When to Choose Which Algorithm

Fixed Window — Use it when simplicity is the priority and you’re not worried about window-boundary bursts. Internal APIs, admin dashboards, webhooks.

Sliding Window Counter — The best default choice for most production APIs. Accurate enough, memory-efficient, straightforward to implement with Redis.

Token Bucket — Choose this when your API has legitimate use cases for burst traffic. API consumers who occasionally run batch jobs, or integrations that buffer requests and release them at once.

Leaky Bucket — Use it at the infrastructure layer to smooth traffic to downstream services, not at the API response layer. Think: smoothing writes to a database, messages to a queue.

Multi-tier limiting — For serious production APIs, layer multiple limiters: a per-second burst limit (Token Bucket) plus a per-hour sustained limit (Sliding Window). This allows brief spikes while preventing sustained abuse.

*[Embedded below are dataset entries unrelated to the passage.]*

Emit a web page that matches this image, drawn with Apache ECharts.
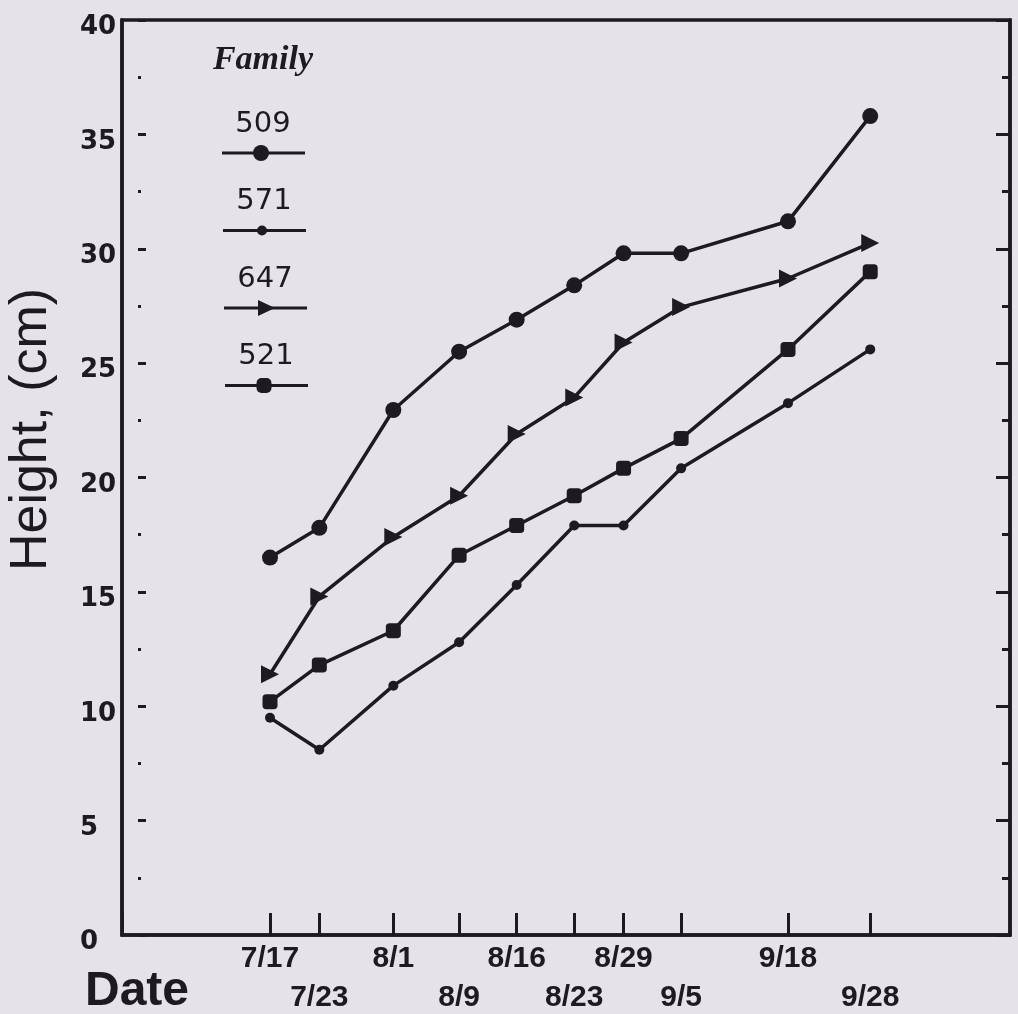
<!DOCTYPE html>
<html>
<head>
<meta charset="utf-8">
<script src="https://cdn.jsdelivr.net/npm/echarts@6/dist/echarts.min.js"></script>
<style>
html,body{margin:0;padding:0;background:#e5e3e8;}
#chart{width:1018px;height:1014px;}
</style>
</head>
<body>
<div id="chart"></div>
<script>
// ---- data ----
const dates = ['7/17','7/23','8/1','8/9','8/16','8/23','8/29','9/5','9/18','9/28'];
const families = ['509','571','647','521'];
const height509 = [16.5, 17.8, 22.95, 25.5, 26.9, 28.4, 29.8, 29.8, 31.2, 35.8];
const height571 = [9.5, 8.1, 10.9, 12.8, 15.3, 17.9, 17.9, 20.4, 23.25, 25.6];
const height647 = [11.4, 14.8, 17.4, 19.2, 21.9, 23.5, 25.9, 27.45, 28.7, 30.25];
const height521 = [10.2, 11.8, 13.3, 16.6, 17.9, 19.2, 20.4, 21.7, 25.6, 29.0];
const yTickLabels = ['0','5','10','15','20','25','30','35','40'];

// ---- helpers ----
const ink = '#1d1b1f';
// day of year (non-leap reference year) for each date label
function dayOfYear(s) {
  const p = s.split('/').map(Number);
  return Math.round((Date.UTC(2001, p[0]-1, p[1]) - Date.UTC(2001, 0, 1)) / 864e5) + 1;
}
const days = dates.map(dayOfYear);
const heights = {'509': height509, '571': height571, '647': height647, '521': height521};

const markerStyle = {
  '509': {symbol: 'circle', symbolSize: 16},
  '571': {symbol: 'circle', symbolSize: 10},
  '647': {symbol: 'triangle', symbolSize: 18, symbolRotate: -90},
  '521': {symbol: 'roundRect', symbolSize: 15}
};

const series = families.map(f => Object.assign({
  name: f,
  type: 'line',
  data: days.map((d, i) => [d, heights[f][i]]),
  lineStyle: {color: ink, width: 3.5},
  itemStyle: {color: ink},
  showSymbol: true,
  z: 5
}, markerStyle[f]));

// ---- legend drawn as graphic ----
const lgX = 263, lgTextTop = 124, lgStep = 77.5, lgDrop = 29;
const graphic = [{
  type: 'text', x: 263, y: 60,
  style: {text: 'Family', fill: ink, fontFamily: '"Liberation Serif"', fontStyle: 'italic', fontWeight: 'bold', fontSize: 34,
          align: 'center', verticalAlign: 'middle', textAlign: 'center', textVerticalAlign: 'middle'}
}];
families.forEach((f, i) => {
  const ty = lgTextTop + i * lgStep;
  const ly = ty + lgDrop;
  const cx = lgX + i;
  graphic.push({type: 'text', x: cx, y: ty,
    style: {text: f, fill: ink, fontFamily: '"DejaVu Sans"', fontSize: 29,
            align: 'center', verticalAlign: 'middle', textAlign: 'center', textVerticalAlign: 'middle'}});
  graphic.push({type: 'line', shape: {x1: cx - 41, y1: ly, x2: cx + 42, y2: ly}, style: {stroke: ink, lineWidth: 3}});
  const ms = markerStyle[f];
  if (ms.symbol === 'circle') {
    graphic.push({type: 'circle', shape: {cx: cx - 2, cy: ly, r: ms.symbolSize / 2}, style: {fill: ink}});
  } else if (ms.symbol === 'triangle') {
    graphic.push({type: 'polygon', shape: {points: [[cx - 7, ly - 8], [cx + 10, ly], [cx - 7, ly + 8]]}, style: {fill: ink}});
  } else {
    graphic.push({type: 'rect', shape: {x: cx - 2 - 7.5, y: ly - 7.5, width: 15, height: 15, r: 5}, style: {fill: ink}});
  }
});

const xMin = days[0] - 18, xMax = days[0] + 90;
// the axis start is listed first so that every date gets its tick and label
const xTickValues = [xMin].concat(days);

const chart = echarts.init(document.getElementById('chart'), null, {renderer: 'canvas'});
chart.setOption({
  backgroundColor: '#e5e3e8',
  animation: false,
  grid: {left: 122, right: 8, top: 20, bottom: 79, containLabel: false, outerBoundsMode: 'none',
         show: true, borderColor: ink, borderWidth: 3.5, backgroundColor: 'transparent'},
  xAxis: [{
    type: 'value', min: xMin, max: xMax, position: 'bottom',
    axisLine: {show: true, onZero: false, lineStyle: {color: ink, width: 3.5}},
    axisTick: {show: true, inside: true, length: 22, lineStyle: {color: ink, width: 3}, customValues: xTickValues},
    axisLabel: {
      show: true, customValues: xTickValues, hideOverlap: false, showMinLabel: true, showMaxLabel: true,
      formatter: function (v) {
        const i = days.indexOf(v);
        if (i < 0) return '';
        return i % 2 ? '\n' + dates[i] : dates[i];
      },
      fontFamily: '"Liberation Sans"', fontWeight: 'bold', fontSize: 30, color: ink,
      lineHeight: 39, verticalAlign: 'top', margin: 4
    },
    splitLine: {show: false},
    name: '\nDate', nameLocation: 'start', nameGap: 37, nameMoveOverlap: false,
    nameTextStyle: {fontFamily: '"Liberation Sans"', fontWeight: 'bold', fontSize: 48, color: ink,
                    align: 'left', verticalAlign: 'middle', lineHeight: 113}
  }],
  yAxis: [{
    type: 'value', min: 0, max: 40, interval: 5, position: 'left',
    axisLine: {show: true, onZero: false, lineStyle: {color: ink, width: 3.5}},
    axisTick: {show: false},
    splitLine: {show: false},
    axisLabel: {
      show: true, margin: 42, align: 'left', verticalAlign: 'top', lineHeight: 15,
      formatter: function (v) { return yTickLabels[Math.round(v / 5)]; },
      fontFamily: '"DejaVu Sans"', fontWeight: 'bold', fontSize: 26, color: ink
    },
    name: 'Height, (cm)', nameLocation: 'middle', nameGap: 90, nameMoveOverlap: false,
    nameTextStyle: {fontFamily: '"Liberation Sans"', fontSize: 52, color: ink, verticalAlign: 'middle', padding: [0, 0, 0, 96]}
  }, {
    type: 'value', min: 0, max: 40, interval: 5, position: 'right',
    axisLine: {show: true, onZero: false, lineStyle: {color: ink, width: 3.5}},
    axisTick: {show: true, inside: true, length: 14, lineStyle: {color: ink, width: 3}},
    minorTick: {show: true, splitNumber: 2, length: 8, lineStyle: {color: ink, width: 3}},
    axisLabel: {show: false},
    splitLine: {show: false}, minorSplitLine: {show: false}
  }, {
    type: 'value', min: 0, max: 40, interval: 5, position: 'left', offset: -16,
    axisLine: {show: false, onZero: false},
    axisTick: {show: true, inside: true, length: 8, lineStyle: {color: ink, width: 3}},
    minorTick: {show: true, splitNumber: 2, length: 3, lineStyle: {color: ink, width: 3}},
    axisLabel: {show: false},
    splitLine: {show: false}, minorSplitLine: {show: false}
  }],
  series: series,
  graphic: graphic
});
</script>
</body>
</html>
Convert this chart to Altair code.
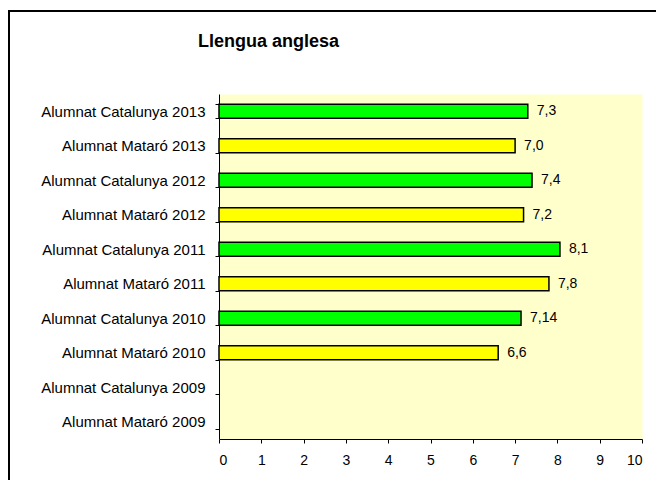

// Two-tier rate limiting example
const burstLimiter = rateLimit({ windowMs: 1000, max: 20 });       // 20/second burst
const sustainedLimiter = rateLimit({ windowMs: 3600000, max: 1000 }); // 1000/hour

app.use(burstLimiter, sustainedLimiter);

Rate limiting is one of those things that’s invisible when it works and catastrophic when it doesn’t. The right algorithm, combined with informative headers and well-designed client-side backoff, makes your API resilient without creating friction for legitimate users.